Many embedded applications spend most of their time waiting for something to happen—receiving data on a serial port, watching an I/O pin change state, or waiting for a time delay to expire. If the processor is still running at full speed when it is idle, battery life is consumed while very little is being accomplished. So in many applications, the core is only active during a very small amount of the total time, and by placing it in a low-power mode during the idle time, the battery life can be extended considerably.
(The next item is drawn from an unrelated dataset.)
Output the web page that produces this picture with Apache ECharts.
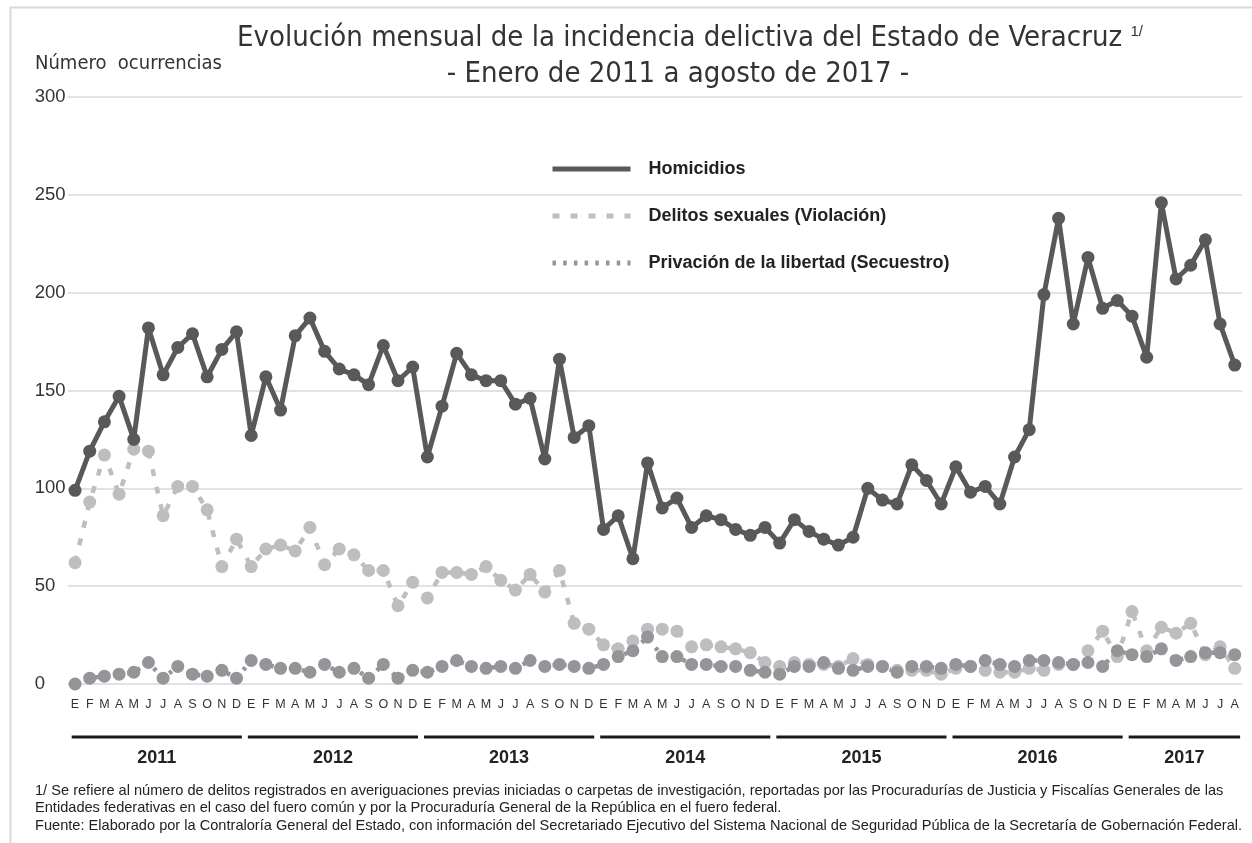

A good approach is to have a task-oriented design and to use an RTOS. In a task-oriented design, a task can be defined with the lowest priority, and it will only execute when there is no other task that needs to be executed. This idle task is the perfect place to implement power management. In practice, every time the idle task is activated, it sets the core into a low-power mode. Many microprocessors and other silicon devices have a number of different low-power modes, in which different parts of the core can be turned off when they are not needed. The oscillator can for example either be turned off or switched to a lower frequency. In addition, individual peripheral units, timers, and the CPU can be stopped. The different low-power modes have different power consumption based on which peripherals are left turned on. A power debugging tool can be very useful when experimenting with different low-level modes.

You can use the Function profiler in C-SPY to compare power measurements for the task or function that sets the system in a low-power mode when different low-power modes are used. Both the mean value and the percentage of the total power consumption can be useful in the comparison.